Hi all, I am getting different embeddings for the same texts.
Using the following script:
import time
import numpy as np
import openai
openai.api_key = ...
model = 'text-embedding-ada-002'
def test():
def get_openai_embeddings(texts, model):
result = openai.Embedding.create(
model=model,
input=texts,
)
return result
texts = [
"The Lake Street Transfer station was a rapid transit station on the Chicago \"L\" that linked its Lake Street Elevated with the Logan Square branch of its Metropolitan West Side Elevated Railroad from 1913 to 1951.",
"The Lake Street and Metropolitan were both constructed in the 1890s by different companies. The two companies owning the lines, along with two others, unified their operations in the early 1910s; as part of the merger, the Lake Street's owner had to close its nearby station on Wood Street and build a new one to form a transfer with the Metropolitan.",
"This transfer station had a double-decked construction (depicted), with the Metropolitan's infrastructure crossing over the Lake Street. This arrangement continued until the Dearborn Street subway opened on February 25, 1951, replacing the Logan Square branch in the area and leading to the station's closure. The site would eventually serve as the junction of the modern Pink Line to the Green Line.",
]
for text in texts:
print(text)
a = get_openai_embeddings(texts=text, model=model)
b = get_openai_embeddings(texts=text, model=model)
a_e = np.array(a['data'][0]['embedding'])
b_e = np.array(b['data'][0]['embedding'])
print('Rounded vectors to 5 decimals equal', a_e.round(5) == b_e.round(5))
print('Max elementwise ratio', (a_e / b_e).max())
print('Min elementwise ratio', (a_e / b_e).min())

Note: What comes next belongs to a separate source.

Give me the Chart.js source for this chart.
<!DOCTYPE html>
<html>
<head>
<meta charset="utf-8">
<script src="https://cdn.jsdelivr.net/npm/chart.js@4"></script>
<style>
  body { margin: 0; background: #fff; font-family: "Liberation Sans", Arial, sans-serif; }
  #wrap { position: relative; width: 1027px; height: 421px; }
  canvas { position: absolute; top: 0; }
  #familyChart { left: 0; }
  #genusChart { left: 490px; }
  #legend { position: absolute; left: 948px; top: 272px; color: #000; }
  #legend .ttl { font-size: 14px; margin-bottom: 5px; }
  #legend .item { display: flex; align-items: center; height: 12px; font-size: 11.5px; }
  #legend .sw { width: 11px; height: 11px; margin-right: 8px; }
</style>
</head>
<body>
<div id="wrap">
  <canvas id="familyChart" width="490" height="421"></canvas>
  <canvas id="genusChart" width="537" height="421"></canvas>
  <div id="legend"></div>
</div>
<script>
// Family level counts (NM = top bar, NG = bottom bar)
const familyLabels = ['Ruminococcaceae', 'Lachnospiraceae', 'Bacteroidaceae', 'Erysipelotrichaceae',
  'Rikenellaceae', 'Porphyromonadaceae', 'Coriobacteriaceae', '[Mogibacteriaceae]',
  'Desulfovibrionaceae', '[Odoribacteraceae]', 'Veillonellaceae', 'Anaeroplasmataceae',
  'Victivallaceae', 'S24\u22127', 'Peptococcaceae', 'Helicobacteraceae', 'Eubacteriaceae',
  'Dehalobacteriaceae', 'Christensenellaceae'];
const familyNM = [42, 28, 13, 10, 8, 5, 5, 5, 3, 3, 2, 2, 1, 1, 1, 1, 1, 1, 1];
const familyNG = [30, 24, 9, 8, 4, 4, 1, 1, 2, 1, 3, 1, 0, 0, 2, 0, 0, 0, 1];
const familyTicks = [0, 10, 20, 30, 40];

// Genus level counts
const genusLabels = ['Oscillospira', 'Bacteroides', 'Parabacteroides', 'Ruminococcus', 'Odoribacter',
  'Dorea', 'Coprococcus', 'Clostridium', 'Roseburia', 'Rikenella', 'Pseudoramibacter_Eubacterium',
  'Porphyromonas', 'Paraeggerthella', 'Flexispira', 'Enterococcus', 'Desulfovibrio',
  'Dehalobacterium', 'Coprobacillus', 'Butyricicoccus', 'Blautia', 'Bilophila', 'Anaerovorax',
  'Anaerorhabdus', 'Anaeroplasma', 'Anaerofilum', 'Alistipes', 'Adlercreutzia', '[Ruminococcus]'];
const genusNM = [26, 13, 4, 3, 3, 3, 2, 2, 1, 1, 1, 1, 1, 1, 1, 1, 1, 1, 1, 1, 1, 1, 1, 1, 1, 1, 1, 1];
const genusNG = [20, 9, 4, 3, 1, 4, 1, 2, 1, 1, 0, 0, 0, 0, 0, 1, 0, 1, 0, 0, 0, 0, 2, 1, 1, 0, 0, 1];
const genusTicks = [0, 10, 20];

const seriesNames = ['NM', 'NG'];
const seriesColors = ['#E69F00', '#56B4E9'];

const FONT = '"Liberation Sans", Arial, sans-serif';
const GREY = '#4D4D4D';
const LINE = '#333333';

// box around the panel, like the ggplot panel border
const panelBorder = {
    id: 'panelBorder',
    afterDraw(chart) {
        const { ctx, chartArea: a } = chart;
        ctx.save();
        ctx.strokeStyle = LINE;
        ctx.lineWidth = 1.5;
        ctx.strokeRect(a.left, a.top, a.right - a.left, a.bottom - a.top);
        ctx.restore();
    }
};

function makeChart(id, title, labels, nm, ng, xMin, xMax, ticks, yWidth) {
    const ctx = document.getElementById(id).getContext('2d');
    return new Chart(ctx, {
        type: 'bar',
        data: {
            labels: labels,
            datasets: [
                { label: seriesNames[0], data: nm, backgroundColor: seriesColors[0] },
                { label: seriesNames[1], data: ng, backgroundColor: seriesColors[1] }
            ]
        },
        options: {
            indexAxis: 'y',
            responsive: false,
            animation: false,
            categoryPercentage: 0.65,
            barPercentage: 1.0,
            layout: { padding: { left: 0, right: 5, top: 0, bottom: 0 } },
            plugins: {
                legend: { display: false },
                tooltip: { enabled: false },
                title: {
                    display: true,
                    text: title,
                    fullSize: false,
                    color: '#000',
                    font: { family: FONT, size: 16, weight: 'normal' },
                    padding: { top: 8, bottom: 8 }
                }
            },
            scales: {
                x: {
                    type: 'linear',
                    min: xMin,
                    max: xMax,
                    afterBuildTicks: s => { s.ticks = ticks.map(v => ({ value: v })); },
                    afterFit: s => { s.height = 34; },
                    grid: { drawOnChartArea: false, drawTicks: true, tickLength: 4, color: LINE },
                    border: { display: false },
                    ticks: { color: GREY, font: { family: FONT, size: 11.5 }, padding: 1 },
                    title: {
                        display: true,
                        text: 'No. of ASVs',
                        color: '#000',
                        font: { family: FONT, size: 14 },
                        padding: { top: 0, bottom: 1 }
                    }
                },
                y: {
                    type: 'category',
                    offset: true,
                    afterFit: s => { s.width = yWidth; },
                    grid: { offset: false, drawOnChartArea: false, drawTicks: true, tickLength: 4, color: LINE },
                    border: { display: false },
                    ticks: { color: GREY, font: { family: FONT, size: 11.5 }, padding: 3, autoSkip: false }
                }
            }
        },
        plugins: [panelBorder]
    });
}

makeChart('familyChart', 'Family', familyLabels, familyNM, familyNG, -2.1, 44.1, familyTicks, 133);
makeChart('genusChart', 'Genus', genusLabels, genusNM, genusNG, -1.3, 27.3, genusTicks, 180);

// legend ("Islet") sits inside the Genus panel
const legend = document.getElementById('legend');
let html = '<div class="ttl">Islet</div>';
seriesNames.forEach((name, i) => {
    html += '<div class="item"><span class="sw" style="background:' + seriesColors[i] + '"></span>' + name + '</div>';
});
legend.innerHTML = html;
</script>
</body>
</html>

print('normalized norm', ((a_e - b_e)**2).sum()**0.5 / (a_e**2).sum()**0.5)
print()
time.sleep(1)
if __name__ == '__main__':
test()
If I run it a few times I get:
The Lake Street Transfer station was a rapid transit station on the Chicago "L" that linked its Lake Street Elevated with the Logan Square branch of its Metropolitan West Side Elevated Railroad from 1913 to 1951.
Rounded vectors to 5 decimals equal [False False True ... False False False]

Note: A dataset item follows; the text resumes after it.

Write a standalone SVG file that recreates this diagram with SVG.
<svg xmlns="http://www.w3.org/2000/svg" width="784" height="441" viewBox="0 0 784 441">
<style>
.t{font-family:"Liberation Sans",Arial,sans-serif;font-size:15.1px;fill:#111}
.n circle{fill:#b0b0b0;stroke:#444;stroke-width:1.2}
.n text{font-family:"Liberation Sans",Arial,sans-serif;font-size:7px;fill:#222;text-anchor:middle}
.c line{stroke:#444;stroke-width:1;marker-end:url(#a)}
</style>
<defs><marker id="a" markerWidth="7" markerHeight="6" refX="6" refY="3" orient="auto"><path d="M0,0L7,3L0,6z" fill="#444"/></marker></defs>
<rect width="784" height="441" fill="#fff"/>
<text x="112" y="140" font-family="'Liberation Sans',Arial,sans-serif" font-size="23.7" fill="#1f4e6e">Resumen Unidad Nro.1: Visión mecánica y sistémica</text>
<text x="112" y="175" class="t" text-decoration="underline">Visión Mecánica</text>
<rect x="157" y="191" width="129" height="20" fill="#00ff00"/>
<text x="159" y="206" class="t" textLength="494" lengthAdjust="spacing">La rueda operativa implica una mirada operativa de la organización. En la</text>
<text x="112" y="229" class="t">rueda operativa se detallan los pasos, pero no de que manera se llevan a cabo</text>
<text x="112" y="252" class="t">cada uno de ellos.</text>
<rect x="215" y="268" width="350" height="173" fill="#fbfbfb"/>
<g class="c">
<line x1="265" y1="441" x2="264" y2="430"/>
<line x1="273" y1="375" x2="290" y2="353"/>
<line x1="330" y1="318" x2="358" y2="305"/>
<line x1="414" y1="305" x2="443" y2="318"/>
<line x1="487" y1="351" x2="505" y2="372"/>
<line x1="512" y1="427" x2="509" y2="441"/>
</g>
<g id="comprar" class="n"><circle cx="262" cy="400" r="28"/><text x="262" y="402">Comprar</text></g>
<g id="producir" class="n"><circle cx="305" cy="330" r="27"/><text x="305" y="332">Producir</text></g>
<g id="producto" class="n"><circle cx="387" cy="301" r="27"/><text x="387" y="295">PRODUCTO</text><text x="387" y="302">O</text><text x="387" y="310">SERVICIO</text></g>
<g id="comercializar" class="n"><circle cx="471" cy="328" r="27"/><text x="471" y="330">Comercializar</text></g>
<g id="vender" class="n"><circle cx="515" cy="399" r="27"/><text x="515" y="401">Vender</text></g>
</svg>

Max elementwise ratio 2.9404772399566323
Min elementwise ratio -7.386667323598624
normalized norm 0.0020847767758131125
The Lake Street and Metropolitan were both constructed in the 1890s by different companies. The two companies owning the lines, along with two others, unified their operations in the early 1910s; as part of the merger, the Lake Street's owner had to close its nearby station on Wood Street and build a new one to form a transfer with the Metropolitan.

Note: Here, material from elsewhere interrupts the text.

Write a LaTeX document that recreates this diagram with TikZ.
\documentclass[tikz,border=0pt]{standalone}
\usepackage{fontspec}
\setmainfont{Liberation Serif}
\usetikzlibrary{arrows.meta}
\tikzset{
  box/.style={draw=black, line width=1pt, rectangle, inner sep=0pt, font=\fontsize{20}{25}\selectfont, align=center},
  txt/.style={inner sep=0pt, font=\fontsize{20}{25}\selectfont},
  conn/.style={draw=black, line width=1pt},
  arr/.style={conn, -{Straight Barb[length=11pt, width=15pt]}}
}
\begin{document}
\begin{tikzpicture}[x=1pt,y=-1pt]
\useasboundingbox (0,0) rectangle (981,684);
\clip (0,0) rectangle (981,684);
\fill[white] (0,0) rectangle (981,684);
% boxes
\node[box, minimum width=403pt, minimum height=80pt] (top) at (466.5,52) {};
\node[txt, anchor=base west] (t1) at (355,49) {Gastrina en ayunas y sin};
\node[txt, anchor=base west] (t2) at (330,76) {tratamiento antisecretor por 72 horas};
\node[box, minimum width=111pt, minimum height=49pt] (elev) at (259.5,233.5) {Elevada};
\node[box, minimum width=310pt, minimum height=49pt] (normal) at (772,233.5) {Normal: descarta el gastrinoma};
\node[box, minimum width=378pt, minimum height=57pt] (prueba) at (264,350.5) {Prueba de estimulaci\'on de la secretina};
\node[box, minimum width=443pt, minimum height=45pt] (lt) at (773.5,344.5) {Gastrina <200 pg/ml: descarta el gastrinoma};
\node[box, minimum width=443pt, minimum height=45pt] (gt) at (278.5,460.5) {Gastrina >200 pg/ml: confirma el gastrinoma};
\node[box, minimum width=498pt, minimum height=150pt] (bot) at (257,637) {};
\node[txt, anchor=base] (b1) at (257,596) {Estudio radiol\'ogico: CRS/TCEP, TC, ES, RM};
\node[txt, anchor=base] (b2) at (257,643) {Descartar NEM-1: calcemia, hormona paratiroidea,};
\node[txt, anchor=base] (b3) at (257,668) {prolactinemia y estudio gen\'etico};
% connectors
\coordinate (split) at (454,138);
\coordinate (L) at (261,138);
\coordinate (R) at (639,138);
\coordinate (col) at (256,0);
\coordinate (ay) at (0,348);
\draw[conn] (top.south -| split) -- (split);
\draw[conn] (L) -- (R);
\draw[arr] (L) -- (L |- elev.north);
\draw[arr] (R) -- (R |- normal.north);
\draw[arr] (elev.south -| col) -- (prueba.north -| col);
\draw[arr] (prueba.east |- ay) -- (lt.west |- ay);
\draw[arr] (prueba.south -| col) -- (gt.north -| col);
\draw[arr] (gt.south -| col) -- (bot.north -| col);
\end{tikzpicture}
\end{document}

Rounded vectors to 5 decimals equal [ True True True ... True True True]
Max elementwise ratio 1.0
Min elementwise ratio 1.0
normalized norm 0.0
This transfer station had a double-decked construction (depicted), with the Metropolitan's infrastructure crossing over the Lake Street. This arrangement continued until the Dearborn Street subway opened on February 25, 1951, replacing the Logan Square branch in the area and leading to the station's closure. The site would eventually serve as the junction of the modern Pink Line to the Green Line.
Rounded vectors to 5 decimals equal [False False False ... False False False]
Max elementwise ratio 5.401572035423635
Min elementwise ratio -13.42049661181725
normalized norm 0.004099269126226605
It seems the vectors returned can sometimes have very different results! I understand that a certain amount of stochasticity is possible, but it seems that some elements are very different.